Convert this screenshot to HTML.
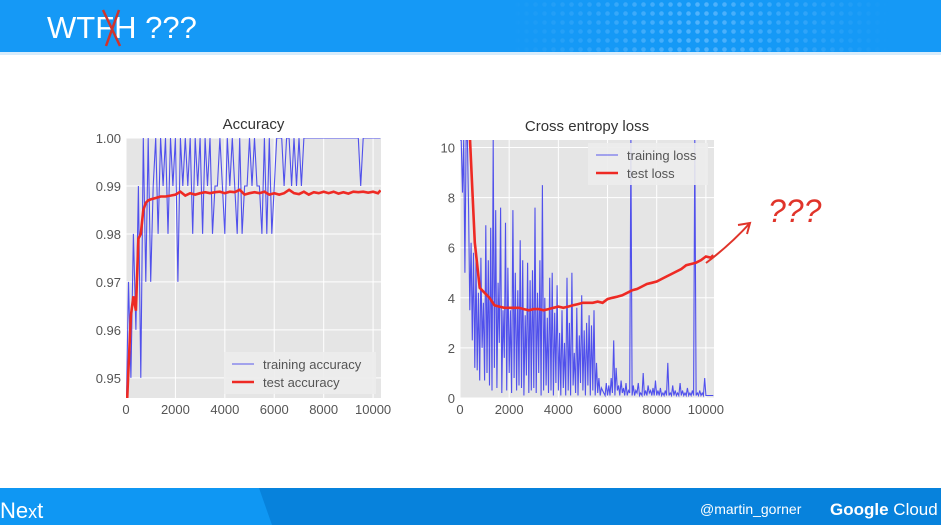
<!DOCTYPE html>
<html><head><meta charset="utf-8"><style>
body{margin:0;width:941px;height:525px;overflow:hidden;background:#fff;font-family:"Liberation Sans",sans-serif}
svg{display:block}
</style></head><body>
<svg id="s" width="941" height="525" xmlns="http://www.w3.org/2000/svg">
<defs>
<pattern id="dots" width="9" height="9" patternUnits="userSpaceOnUse"><circle cx="4.5" cy="4.5" r="2.3" fill="#6cc0ff" opacity="0.7"/></pattern>
<linearGradient id="fade" x1="0" x2="1"><stop offset="0" stop-color="#fff" stop-opacity="0"/><stop offset="0.5" stop-color="#fff" stop-opacity="1"/><stop offset="1" stop-color="#fff" stop-opacity="0"/></linearGradient>
<mask id="m"><rect x="510" y="0" width="380" height="52" fill="url(#fade)"/></mask>
</defs>
<rect x="0" y="0" width="941" height="52" fill="#1599f6"/>
<rect x="510" y="0" width="380" height="52" fill="url(#dots)" mask="url(#m)"/>
<rect x="0" y="52" width="941" height="3" fill="#d8ecfb"/>
<text x="47" y="38" fill="#fff" font-size="31" font-family="Liberation Sans,sans-serif">WTFH ???</text>
<path d="M103 10 L120 46 M119 10 L106 46" stroke="#d0342c" stroke-width="2.5" fill="none"/>

<rect x="0" y="488" width="941" height="37" fill="#0f97f3"/>
<polygon points="259,488 941,488 941,525 272,525" fill="#0782dc"/>
<text x="0" y="518" fill="#fff" font-size="22">Ne<tspan font-size="18">x</tspan>t</text>
<text x="700" y="514" fill="#fff" font-size="14">@martin_gorner</text>
<text x="830" y="515" fill="#fff" font-size="17"><tspan font-weight="bold">Google</tspan> Cloud</text>

<g id="acc"></g>
<g id="loss"></g>

<path d="M706 263 Q730 245 750 223" stroke="#e0342a" stroke-width="2" fill="none"/>
<path d="M738 225 L750 223 L747 234" stroke="#e0342a" stroke-width="2" fill="none"/>
<text x="768" y="222" fill="#e0342a" font-size="32" font-style="italic" font-family="Liberation Sans,sans-serif">???</text>
</svg>
<script>
// ---- Accuracy data ----
const accTrain = [0.94,0.97,0.95,0.98,0.96,0.99,0.95,1.00,0.97,1.00,0.97,0.99,1.00,0.98,1.00,0.99,1.00,0.98,1.00,0.99,
1.00,0.97,1.00,0.99,1.00,0.99,1.00,0.98,1.00,0.99,1.00,0.98,1.00,0.99,1.00,0.98,0.99,0.99,1.00,0.99,
0.98,1.00,0.99,1.00,0.99,0.98,1.00,0.98,0.99,0.99,1.00,0.99,1.00,0.99,0.99,0.98,1.00,0.98,1.00,0.98,
0.99,1.00,1.00,1.00,0.99,1.00,1.00,0.99,1.00,0.99,1.00,0.99,1.00,1.00,1.00,1.00,1.00,1.00,1.00,1.00,
1.00,1.00,1.00,1.00,1.00,1.00,1.00,1.00,1.00,1.00,1.00,1.00,1.00,1.00,1.00,0.99,1.00,1.00,1.00,1.00,
1.00,1.00,1.00,1.00];
const accTrainX = accTrain.map((v,i)=>i*100);
const accTestX = [0,100,200,300,400,500,600,700,800,900,1000,1200,1400,1600,1800,2000,2200,2400,2600,2800,3000,3200,3400,3600,3800,4000,4200,4400,4600,4800,5000,5200,5400,5600,5800,6000,6200,6400,6600,6800,7000,7200,7400,7600,7800,8000,8200,8400,8600,8800,9000,9200,9400,9600,9800,10000,10200,10300];
const accTest = [0.940,0.952,0.963,0.967,0.964,0.979,0.980,0.985,0.9865,0.987,0.9872,0.9875,0.9878,0.9878,0.988,0.9882,0.9888,0.988,0.9885,0.9882,0.9885,0.9887,0.9885,0.9887,0.9888,0.9885,0.9888,0.9887,0.9892,0.9882,0.9885,0.9887,0.9885,0.9888,0.9882,0.9885,0.9882,0.9885,0.9892,0.9885,0.9883,0.9888,0.9882,0.9887,0.9885,0.9888,0.9885,0.9888,0.9884,0.9887,0.9884,0.9888,0.9887,0.9888,0.9886,0.9888,0.9885,0.9891];
const accYTicks = [0.95,0.96,0.97,0.98,0.99,1.00];
const accXTicks = [0,2000,4000,6000,8000,10000];

// ---- Loss data ----
const lossTrain = [10.3,10.3,8.2,10.3,5.0,10.3,10.3,7.5,3.5,6.2,2.3,5.8,1.2,5.5,1.1,4.2,0.7,5.6,2.0,3.8,0.7,
6.9,1.0,5.5,0.5,6.8,0.3,10.3,1.2,7.5,0.4,4.6,2.2,7.6,0.2,3.5,1.6,7.0,0.3,5.2,1.0,
3.5,0.2,7.5,0.8,5.0,0.3,4.3,0.5,6.3,0.4,5.5,0.1,3.3,0.9,5.4,0.2,4.7,0.3,5.1,0.4,
7.6,0.2,4.2,1.0,5.5,0.1,8.5,0.3,4.0,0.5,3.2,0.2,4.8,0.3,5.0,0.1,3.4,0.6,4.5,0.3,
2.6,0.1,3.5,0.4,2.2,0.1,4.8,0.3,3.0,0.1,5.0,0.5,1.8,0.2,3.6,0.1,2.5,0.6,4.1,0.3,
2.7,0.1,3.0,0.5,3.3,0.1,2.9,0.3,3.5,0.1,1.4,0.2,0.8,0.1,0.4,0.3,0.2,0.1,0.6,0.1,
0.5,0.1,0.8,0.2,2.3,0.1,1.2,0.3,0.5,0.1,0.7,0.2,0.4,0.1,0.6,0.1,0.3,0.2,10.3,0.1,
0.5,0.1,0.3,0.2,0.6,0.1,0.2,0.1,1.0,0.1,0.3,0.1,0.5,0.2,0.3,0.1,0.4,0.1,0.7,0.1,
0.3,0.1,0.4,0.1,0.2,0.1,0.3,0.1,1.4,0.1,0.2,0.1,0.5,0.1,0.3,0.1,0.2,0.1,0.6,0.1,
0.3,0.1,0.2,0.1,0.4,0.1,0.2,0.1,0.3,0.1,10.3,0.1,0.2,0.1,0.3,0.1,0.2,0.1,0.8,0.1,
0.1,0.1,0.1,0.1,0.1,0.1];
const lossTrainX = lossTrain.map((v,i)=>i*50);
const lossTestX = [400,600,800,1000,1200,1400,1600,1800,2000,2200,2400,2600,2800,3000,3200,3400,3600,3800,4000,4200,4400,4600,4800,5000,5200,5400,5600,5800,6000,6200,6400,6600,6800,7000,7200,7400,7600,7800,8000,8200,8400,8600,8800,9000,9200,9400,9600,9800,10000,10200,10300];
const lossTest = [10.5,6.2,4.4,4.2,4.0,3.7,3.65,3.6,3.6,3.6,3.6,3.55,3.5,3.55,3.55,3.5,3.55,3.6,3.65,3.6,3.65,3.7,3.75,3.8,3.8,3.8,3.85,3.8,3.95,4.0,4.05,4.1,4.2,4.3,4.35,4.45,4.55,4.6,4.65,4.75,4.85,4.95,5.05,5.15,5.3,5.35,5.4,5.5,5.65,5.6,5.7];
const lossYTicks = [0,2,4,6,8,10];
const lossXTicks = [0,2000,4000,6000,8000,10000];

const NS='http://www.w3.org/2000/svg';
function mk(tag, attrs, parent){const e=document.createElementNS(NS,tag);for(const k in attrs)e.setAttribute(k,attrs[k]);parent.appendChild(e);return e;}

function chart(g, o){
  const sx=v=>o.x0+(v-o.xmin)/(o.xmax-o.xmin)*(o.x1-o.x0);
  const sy=v=>o.y1-(v-o.ymin)/(o.ymax-o.ymin)*(o.y1-o.y0);
  const bg=mk('rect',{x:o.x0,y:o.y0,width:o.x1-o.x0,height:o.y1-o.y0,fill:'#e5e5e5'},g);
  
  
  o.yt.forEach(v=>{
    mk('line',{x1:o.x0,x2:o.x1,y1:sy(v),y2:sy(v),stroke:'#fff','stroke-width':1},g);
    const t=mk('text',{x:o.x0-5,y:sy(v)+5,'text-anchor':'end','font-size':13,fill:'#555'},g);
    t.textContent=o.yfmt(v);
    
    
  });
  o.xt.forEach(v=>{
    mk('line',{x1:sx(v),x2:sx(v),y1:o.y0,y2:o.y1,stroke:'#fff','stroke-width':1},g);
    const t=mk('text',{x:sx(v),y:o.y1+16,'text-anchor':'middle','font-size':13,fill:'#555'},g);
    t.textContent=String(v);
    
    
  });
  const cp='cp'+o.id;
  const c=mk('clipPath',{id:cp},g); mk('rect',{x:o.x0,y:o.y0,width:o.x1-o.x0,height:o.y1-o.y0},c);
  const p1=mk('path',{d:o.tx.map((x,i)=>(i?'L':'M')+sx(x).toFixed(1)+' '+sy(o.tr[i]).toFixed(1)).join(' '),stroke:'#2a2aee','stroke-opacity':0.8,'stroke-width':1.1,fill:'none','clip-path':'url(#'+cp+')'},g);
  
  
  const p2=mk('path',{d:o.sx.map((x,i)=>(i?'L':'M')+sx(x).toFixed(1)+' '+sy(o.te[i]).toFixed(1)).join(' '),stroke:'#ee2a24','stroke-width':2.6,fill:'none','clip-path':'url(#'+cp+')'},g);
  
  
  const tt=mk('text',{x:(o.x0+o.x1)/2,y:o.y0-9,'text-anchor':'middle','font-size':15,fill:'#333'},g);
  tt.textContent=o.title;
  
  
  const L=o.leg;
  const lg=mk('g',{},g);
  
  
  mk('rect',{x:L.x,y:L.y,width:L.w,height:42,fill:'#ececec',opacity:0.9},lg);
  mk('line',{x1:L.x+8,x2:L.x+30,y1:L.y+12,y2:L.y+12,stroke:'#2a2aee','stroke-opacity':0.6,'stroke-width':1.2},lg);
  mk('line',{x1:L.x+8,x2:L.x+30,y1:L.y+30,y2:L.y+30,stroke:'#ee2a24','stroke-width':2.6},lg);
  const a=mk('text',{x:L.x+39,y:L.y+17,'font-size':13,fill:'#555'},lg); a.textContent=L.a;
  const b=mk('text',{x:L.x+39,y:L.y+35,'font-size':13,fill:'#555'},lg); b.textContent=L.b;
}
chart(document.getElementById('acc'),{id:'a',x0:126,x1:381,y0:138,y1:398,xmin:0,xmax:10320,ymin:0.9458,ymax:1.0,
  yt:accYTicks,xt:accXTicks,yfmt:v=>v.toFixed(2),tx:accTrainX,tr:accTrain,sx:accTestX,te:accTest,title:'Accuracy',
  leg:{x:224,y:352,w:152,a:'training accuracy',b:'test accuracy'}});
chart(document.getElementById('loss'),{id:'l',x0:460,x1:714,y0:140,y1:398,xmin:0,xmax:10330,ymin:0,ymax:10.3,
  yt:lossYTicks,xt:lossXTicks,yfmt:v=>String(v),tx:lossTrainX,tr:lossTrain,sx:lossTestX,te:lossTest,title:'Cross entropy loss',
  leg:{x:588,y:143,w:120,a:'training loss',b:'test loss'}});
</script>
</body></html>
#####
Print the data above verbatim from the first line through the line holding "L120 46 M119", leaving every picture out.

Convert this screenshot to HTML.
<!DOCTYPE html>
<html><head><meta charset="utf-8"><style>
body{margin:0;width:941px;height:525px;overflow:hidden;background:#fff;font-family:"Liberation Sans",sans-serif}
svg{display:block}
</style></head><body>
<svg id="s" width="941" height="525" xmlns="http://www.w3.org/2000/svg">
<defs>
<pattern id="dots" width="9" height="9" patternUnits="userSpaceOnUse"><circle cx="4.5" cy="4.5" r="2.3" fill="#6cc0ff" opacity="0.7"/></pattern>
<linearGradient id="fade" x1="0" x2="1"><stop offset="0" stop-color="#fff" stop-opacity="0"/><stop offset="0.5" stop-color="#fff" stop-opacity="1"/><stop offset="1" stop-color="#fff" stop-opacity="0"/></linearGradient>
<mask id="m"><rect x="510" y="0" width="380" height="52" fill="url(#fade)"/></mask>
</defs>
<rect x="0" y="0" width="941" height="52" fill="#1599f6"/>
<rect x="510" y="0" width="380" height="52" fill="url(#dots)" mask="url(#m)"/>
<rect x="0" y="52" width="941" height="3" fill="#d8ecfb"/>
<text x="47" y="38" fill="#fff" font-size="31" font-family="Liberation Sans,sans-serif">WTFH ???</text>
<path d="M103 10 L120 46 M119 10 L106 46" stroke="#d0342c" stroke-width="2.5" fill="none"/>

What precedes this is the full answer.